** start Provided entries **

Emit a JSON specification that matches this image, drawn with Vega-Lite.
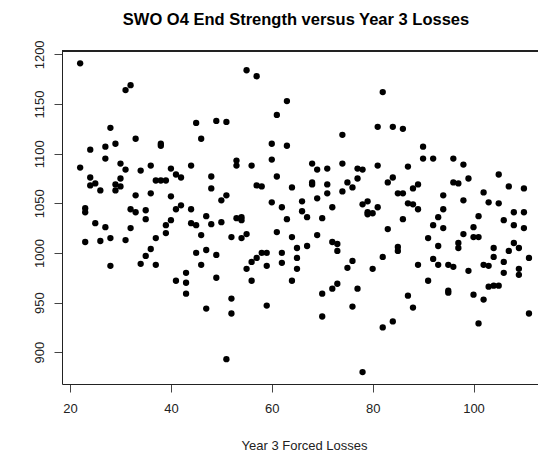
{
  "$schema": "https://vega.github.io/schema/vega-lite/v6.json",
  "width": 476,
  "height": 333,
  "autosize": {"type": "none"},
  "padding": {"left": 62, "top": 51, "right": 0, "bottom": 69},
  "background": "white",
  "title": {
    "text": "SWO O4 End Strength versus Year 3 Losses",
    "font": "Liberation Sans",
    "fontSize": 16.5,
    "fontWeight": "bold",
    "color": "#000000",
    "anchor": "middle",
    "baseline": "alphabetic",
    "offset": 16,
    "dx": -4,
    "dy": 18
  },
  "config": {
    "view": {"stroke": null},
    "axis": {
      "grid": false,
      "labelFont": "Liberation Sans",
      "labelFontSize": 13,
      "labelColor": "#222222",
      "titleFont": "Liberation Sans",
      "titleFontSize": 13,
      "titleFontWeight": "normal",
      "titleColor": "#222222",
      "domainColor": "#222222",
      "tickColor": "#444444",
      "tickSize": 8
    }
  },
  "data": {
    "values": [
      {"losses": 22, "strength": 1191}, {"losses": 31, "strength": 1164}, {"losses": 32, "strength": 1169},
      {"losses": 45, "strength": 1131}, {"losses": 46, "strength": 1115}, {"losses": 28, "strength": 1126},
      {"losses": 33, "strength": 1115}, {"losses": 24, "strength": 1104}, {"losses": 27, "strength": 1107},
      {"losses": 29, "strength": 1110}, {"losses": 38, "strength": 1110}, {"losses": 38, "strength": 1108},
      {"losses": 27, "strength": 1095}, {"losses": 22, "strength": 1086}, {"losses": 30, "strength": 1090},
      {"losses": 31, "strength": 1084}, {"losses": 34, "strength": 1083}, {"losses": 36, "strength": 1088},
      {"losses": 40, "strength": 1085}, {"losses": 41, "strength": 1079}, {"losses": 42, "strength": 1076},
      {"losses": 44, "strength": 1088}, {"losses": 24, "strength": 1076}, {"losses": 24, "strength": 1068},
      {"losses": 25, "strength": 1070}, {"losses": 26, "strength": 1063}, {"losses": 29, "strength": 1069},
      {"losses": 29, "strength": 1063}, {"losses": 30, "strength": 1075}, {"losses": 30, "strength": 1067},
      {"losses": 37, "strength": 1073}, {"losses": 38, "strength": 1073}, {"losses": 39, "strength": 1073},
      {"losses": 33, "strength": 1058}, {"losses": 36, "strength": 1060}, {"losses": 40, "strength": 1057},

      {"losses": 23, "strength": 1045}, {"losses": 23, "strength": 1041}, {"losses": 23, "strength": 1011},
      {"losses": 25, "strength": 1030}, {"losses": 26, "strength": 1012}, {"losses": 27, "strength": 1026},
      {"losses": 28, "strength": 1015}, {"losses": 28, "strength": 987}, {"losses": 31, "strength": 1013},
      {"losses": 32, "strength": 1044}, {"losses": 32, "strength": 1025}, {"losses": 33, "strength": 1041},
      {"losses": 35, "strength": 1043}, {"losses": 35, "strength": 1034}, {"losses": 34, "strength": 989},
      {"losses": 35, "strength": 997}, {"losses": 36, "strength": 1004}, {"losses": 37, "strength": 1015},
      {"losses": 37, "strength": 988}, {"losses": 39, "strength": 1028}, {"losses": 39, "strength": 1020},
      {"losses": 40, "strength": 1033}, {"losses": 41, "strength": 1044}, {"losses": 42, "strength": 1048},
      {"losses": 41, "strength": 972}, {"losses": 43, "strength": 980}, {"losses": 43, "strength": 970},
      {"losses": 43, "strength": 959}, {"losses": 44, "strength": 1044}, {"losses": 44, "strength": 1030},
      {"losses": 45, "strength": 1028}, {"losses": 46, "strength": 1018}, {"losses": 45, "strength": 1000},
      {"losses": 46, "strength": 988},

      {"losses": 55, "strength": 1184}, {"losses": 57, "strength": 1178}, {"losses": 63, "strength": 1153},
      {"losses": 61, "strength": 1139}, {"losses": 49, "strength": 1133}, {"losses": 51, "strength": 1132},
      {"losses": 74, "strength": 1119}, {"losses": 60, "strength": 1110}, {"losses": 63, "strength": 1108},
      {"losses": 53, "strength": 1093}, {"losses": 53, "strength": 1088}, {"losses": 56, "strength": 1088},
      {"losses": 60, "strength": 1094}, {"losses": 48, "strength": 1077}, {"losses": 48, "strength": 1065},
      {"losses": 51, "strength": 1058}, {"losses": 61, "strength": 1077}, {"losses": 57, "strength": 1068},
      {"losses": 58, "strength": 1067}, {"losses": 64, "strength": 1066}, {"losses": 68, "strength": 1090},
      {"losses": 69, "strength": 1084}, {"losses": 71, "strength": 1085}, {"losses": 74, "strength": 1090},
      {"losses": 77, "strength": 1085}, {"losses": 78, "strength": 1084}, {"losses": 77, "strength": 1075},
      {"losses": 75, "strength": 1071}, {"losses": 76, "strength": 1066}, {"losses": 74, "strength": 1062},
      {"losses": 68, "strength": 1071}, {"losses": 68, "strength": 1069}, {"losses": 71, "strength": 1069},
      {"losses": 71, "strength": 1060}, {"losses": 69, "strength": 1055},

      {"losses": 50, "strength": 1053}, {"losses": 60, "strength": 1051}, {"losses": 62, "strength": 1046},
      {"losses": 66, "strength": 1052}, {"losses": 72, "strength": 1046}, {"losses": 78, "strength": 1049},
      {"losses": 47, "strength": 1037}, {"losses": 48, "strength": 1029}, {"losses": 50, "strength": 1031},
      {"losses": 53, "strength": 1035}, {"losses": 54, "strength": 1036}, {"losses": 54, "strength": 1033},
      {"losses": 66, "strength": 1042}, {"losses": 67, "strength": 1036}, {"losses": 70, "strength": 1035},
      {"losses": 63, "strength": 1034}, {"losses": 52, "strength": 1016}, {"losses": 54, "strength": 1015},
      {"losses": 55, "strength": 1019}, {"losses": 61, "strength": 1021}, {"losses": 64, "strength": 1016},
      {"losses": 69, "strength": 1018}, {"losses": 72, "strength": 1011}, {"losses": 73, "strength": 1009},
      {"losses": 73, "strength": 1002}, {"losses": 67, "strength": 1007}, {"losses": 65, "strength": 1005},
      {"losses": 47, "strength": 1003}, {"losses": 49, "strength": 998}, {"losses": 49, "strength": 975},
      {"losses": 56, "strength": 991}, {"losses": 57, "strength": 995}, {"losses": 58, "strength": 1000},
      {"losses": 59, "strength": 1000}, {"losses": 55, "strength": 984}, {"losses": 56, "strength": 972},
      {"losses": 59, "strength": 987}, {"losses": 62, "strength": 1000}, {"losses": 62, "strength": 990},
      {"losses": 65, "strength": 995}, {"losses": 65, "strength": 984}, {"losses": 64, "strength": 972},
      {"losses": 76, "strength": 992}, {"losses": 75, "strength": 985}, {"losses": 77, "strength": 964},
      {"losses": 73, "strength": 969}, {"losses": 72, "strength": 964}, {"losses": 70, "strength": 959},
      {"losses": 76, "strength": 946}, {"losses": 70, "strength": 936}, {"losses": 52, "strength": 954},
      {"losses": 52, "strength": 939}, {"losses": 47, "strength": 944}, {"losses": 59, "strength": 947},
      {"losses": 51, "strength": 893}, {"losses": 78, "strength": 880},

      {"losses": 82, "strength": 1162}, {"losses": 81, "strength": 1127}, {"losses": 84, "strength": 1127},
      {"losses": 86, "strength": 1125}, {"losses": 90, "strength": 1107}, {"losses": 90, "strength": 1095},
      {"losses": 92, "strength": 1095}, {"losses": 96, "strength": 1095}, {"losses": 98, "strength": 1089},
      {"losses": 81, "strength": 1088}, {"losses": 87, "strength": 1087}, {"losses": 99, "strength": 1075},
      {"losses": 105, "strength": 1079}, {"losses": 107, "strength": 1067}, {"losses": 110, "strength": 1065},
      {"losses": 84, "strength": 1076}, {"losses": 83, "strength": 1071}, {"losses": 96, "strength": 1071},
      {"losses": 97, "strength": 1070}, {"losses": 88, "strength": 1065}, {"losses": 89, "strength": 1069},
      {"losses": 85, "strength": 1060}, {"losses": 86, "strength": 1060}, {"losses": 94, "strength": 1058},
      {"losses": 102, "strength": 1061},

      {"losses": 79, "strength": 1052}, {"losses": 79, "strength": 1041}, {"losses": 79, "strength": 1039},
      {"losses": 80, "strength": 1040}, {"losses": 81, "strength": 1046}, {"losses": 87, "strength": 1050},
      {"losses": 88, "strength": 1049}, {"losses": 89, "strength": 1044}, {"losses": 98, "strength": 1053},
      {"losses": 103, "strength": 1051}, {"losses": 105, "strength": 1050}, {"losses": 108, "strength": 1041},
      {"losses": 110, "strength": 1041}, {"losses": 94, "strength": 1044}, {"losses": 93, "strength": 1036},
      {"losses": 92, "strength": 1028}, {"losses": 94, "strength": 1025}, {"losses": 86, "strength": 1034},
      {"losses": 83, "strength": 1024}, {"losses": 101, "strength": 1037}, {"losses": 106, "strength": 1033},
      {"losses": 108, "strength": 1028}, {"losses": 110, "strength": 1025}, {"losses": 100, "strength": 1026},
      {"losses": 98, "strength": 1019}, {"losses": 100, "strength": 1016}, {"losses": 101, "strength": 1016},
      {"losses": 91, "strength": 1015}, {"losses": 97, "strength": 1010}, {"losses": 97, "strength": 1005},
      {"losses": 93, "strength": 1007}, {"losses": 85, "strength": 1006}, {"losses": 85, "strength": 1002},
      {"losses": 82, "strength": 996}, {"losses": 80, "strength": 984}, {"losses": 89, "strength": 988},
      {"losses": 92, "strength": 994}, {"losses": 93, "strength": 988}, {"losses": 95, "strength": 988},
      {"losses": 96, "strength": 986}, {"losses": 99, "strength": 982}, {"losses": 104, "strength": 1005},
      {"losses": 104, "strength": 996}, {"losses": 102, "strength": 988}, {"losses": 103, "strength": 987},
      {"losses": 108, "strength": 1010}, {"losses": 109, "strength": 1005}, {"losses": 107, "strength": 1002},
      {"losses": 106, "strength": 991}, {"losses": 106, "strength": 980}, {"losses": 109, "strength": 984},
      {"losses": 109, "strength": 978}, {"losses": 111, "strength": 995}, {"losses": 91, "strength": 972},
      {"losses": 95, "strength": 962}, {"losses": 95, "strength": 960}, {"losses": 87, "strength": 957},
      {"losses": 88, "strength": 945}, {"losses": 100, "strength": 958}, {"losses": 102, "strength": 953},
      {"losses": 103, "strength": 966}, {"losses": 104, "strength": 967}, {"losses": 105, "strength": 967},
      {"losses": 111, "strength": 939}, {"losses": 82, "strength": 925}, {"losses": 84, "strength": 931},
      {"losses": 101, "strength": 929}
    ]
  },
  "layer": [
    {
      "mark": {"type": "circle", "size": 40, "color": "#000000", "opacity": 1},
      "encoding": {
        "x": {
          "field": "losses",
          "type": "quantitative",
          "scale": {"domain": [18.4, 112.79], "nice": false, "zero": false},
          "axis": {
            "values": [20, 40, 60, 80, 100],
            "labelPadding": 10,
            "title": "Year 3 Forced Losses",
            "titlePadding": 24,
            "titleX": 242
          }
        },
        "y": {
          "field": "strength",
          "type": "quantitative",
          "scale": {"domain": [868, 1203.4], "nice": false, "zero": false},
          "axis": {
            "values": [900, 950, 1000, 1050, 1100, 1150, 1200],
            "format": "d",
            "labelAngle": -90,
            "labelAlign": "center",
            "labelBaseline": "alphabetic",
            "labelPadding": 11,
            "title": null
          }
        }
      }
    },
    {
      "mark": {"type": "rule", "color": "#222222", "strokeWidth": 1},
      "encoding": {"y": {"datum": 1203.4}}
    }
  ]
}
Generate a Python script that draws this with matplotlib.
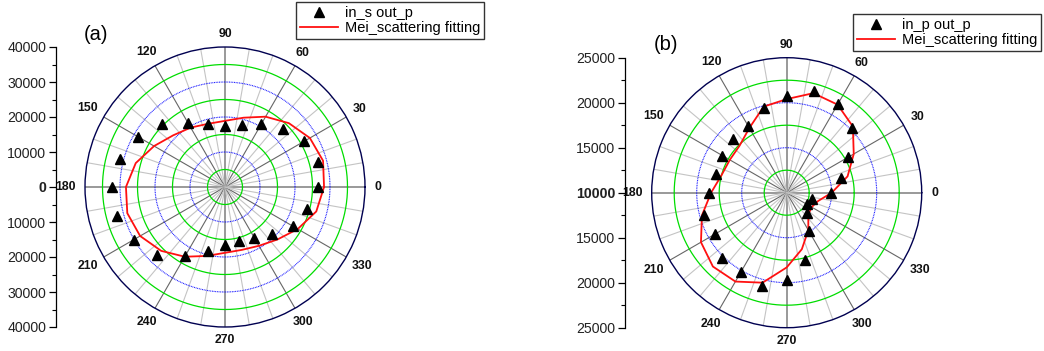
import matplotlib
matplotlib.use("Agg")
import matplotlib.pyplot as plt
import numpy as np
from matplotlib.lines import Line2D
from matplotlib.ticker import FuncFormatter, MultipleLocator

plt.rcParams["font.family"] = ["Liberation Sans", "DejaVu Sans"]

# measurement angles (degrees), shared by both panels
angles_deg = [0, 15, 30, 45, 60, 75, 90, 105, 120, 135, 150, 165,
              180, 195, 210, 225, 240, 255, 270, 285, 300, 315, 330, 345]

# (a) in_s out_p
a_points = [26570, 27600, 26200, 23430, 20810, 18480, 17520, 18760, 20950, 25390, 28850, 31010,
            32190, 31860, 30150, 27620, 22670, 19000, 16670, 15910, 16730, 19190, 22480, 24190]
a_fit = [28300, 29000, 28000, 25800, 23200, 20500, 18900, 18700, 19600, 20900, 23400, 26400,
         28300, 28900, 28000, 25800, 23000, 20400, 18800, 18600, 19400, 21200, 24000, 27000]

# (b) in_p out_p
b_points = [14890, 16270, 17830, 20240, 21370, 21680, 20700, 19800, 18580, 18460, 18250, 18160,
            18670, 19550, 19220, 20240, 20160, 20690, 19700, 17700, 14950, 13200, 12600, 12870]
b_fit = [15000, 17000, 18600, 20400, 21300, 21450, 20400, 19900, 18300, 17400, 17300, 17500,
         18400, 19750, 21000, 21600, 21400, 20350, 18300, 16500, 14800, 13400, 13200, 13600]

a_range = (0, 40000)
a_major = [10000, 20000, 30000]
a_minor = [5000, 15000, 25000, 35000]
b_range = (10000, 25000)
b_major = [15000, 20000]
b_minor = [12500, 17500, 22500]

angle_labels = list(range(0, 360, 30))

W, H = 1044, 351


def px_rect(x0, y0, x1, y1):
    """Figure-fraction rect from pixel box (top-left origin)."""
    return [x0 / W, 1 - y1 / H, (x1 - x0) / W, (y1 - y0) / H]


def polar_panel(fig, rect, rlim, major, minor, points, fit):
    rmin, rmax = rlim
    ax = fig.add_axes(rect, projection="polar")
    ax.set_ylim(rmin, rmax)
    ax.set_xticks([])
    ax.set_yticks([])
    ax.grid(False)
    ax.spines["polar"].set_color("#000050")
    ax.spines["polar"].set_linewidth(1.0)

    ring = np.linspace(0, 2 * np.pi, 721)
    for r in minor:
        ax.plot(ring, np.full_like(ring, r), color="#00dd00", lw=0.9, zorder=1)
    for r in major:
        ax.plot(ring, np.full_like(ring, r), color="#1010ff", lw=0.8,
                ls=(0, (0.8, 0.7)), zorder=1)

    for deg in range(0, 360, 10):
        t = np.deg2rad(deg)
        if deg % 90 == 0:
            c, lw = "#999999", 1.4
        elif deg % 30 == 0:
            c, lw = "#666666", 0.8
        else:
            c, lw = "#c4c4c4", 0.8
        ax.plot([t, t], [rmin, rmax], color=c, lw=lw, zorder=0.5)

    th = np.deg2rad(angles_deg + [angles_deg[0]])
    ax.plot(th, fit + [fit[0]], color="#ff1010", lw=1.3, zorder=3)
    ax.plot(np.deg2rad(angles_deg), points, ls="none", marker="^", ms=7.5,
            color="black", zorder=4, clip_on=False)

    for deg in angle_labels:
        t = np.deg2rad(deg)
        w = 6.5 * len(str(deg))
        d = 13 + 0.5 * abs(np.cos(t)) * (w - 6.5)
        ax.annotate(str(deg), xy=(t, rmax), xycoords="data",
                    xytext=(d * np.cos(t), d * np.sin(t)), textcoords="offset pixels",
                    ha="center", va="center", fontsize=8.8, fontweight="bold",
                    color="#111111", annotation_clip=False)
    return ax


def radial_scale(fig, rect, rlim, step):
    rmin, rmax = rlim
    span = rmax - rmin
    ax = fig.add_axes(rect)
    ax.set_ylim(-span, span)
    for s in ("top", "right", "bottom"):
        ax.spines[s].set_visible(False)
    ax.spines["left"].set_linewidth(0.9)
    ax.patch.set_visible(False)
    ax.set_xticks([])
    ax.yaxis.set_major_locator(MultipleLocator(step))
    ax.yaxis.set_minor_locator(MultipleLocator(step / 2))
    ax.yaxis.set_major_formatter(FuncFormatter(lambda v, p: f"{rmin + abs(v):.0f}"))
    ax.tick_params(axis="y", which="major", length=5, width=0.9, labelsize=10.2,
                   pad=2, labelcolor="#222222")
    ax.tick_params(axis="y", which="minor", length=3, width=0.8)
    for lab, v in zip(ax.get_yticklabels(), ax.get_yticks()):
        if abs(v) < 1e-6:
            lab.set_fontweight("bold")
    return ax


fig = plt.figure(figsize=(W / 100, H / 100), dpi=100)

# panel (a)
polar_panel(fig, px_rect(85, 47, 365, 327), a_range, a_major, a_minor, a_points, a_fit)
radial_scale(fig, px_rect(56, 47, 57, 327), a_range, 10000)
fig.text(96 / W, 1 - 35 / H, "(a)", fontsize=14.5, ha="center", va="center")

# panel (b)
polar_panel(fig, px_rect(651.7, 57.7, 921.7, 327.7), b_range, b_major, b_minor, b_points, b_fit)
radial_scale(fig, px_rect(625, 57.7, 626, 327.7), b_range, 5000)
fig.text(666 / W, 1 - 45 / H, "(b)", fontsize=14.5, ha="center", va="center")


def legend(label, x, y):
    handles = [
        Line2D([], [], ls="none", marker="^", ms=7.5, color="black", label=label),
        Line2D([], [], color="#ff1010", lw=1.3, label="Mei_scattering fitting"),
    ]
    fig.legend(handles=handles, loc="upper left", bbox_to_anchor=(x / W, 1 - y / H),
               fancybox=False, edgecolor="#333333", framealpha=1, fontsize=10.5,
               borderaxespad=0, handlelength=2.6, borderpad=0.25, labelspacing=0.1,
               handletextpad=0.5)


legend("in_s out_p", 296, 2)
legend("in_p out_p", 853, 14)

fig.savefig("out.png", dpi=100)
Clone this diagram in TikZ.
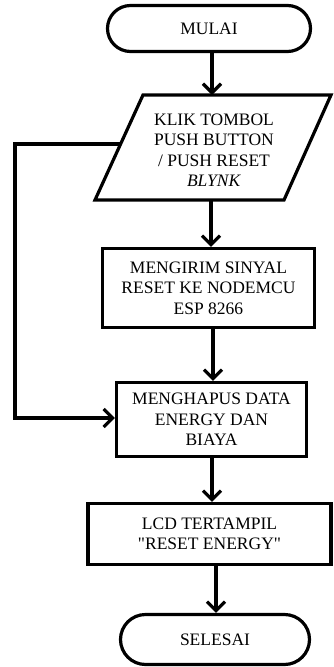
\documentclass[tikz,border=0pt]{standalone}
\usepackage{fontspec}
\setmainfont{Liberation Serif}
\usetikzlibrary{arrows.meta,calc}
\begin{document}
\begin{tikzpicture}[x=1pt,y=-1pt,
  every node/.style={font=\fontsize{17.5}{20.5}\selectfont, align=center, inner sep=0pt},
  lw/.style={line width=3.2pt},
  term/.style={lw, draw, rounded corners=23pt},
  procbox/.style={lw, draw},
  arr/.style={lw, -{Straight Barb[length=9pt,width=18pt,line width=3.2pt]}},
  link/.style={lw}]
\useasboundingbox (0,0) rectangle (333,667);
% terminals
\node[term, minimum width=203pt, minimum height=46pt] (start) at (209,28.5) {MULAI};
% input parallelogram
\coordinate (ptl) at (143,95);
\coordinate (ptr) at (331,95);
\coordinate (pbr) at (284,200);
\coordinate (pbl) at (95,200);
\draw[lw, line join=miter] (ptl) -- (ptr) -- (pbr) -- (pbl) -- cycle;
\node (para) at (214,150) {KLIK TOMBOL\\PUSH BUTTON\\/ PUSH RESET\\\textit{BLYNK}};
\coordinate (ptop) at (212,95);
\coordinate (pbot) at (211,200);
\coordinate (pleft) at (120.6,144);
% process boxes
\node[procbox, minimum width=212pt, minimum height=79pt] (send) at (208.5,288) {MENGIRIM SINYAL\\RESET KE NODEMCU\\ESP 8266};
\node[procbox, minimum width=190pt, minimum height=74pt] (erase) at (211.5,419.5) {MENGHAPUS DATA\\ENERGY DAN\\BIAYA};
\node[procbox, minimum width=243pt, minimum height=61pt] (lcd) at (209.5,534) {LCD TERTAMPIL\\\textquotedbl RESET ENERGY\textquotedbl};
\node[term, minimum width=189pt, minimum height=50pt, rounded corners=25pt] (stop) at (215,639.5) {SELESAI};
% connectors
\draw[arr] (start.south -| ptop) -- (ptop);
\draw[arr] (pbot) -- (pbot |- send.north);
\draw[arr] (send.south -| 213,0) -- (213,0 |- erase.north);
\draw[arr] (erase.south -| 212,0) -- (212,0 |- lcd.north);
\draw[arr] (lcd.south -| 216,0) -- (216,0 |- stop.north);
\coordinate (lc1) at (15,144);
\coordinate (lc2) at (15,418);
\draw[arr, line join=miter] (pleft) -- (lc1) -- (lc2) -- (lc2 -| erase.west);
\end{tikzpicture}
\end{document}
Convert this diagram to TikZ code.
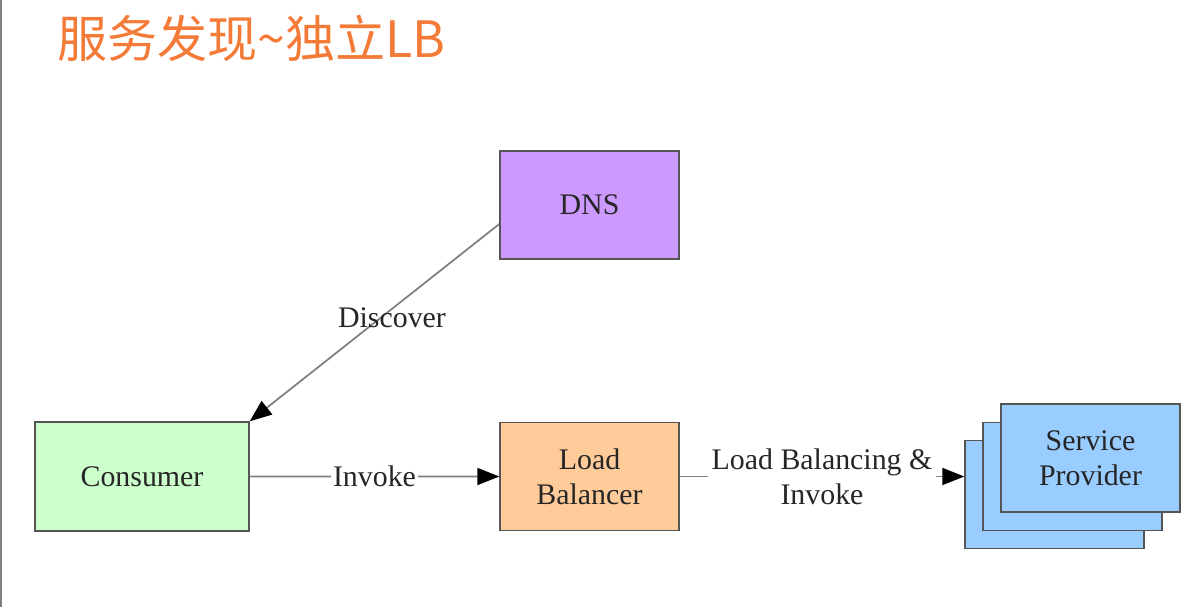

** end Provided entries **

§ **Task directions**
Go through the material and select each line with the string "that" in it.

§ **Solution to this task**
Emit a JSON specification that matches this image, drawn with Vega-Lite.
Generate a Python script that draws this with matplotlib.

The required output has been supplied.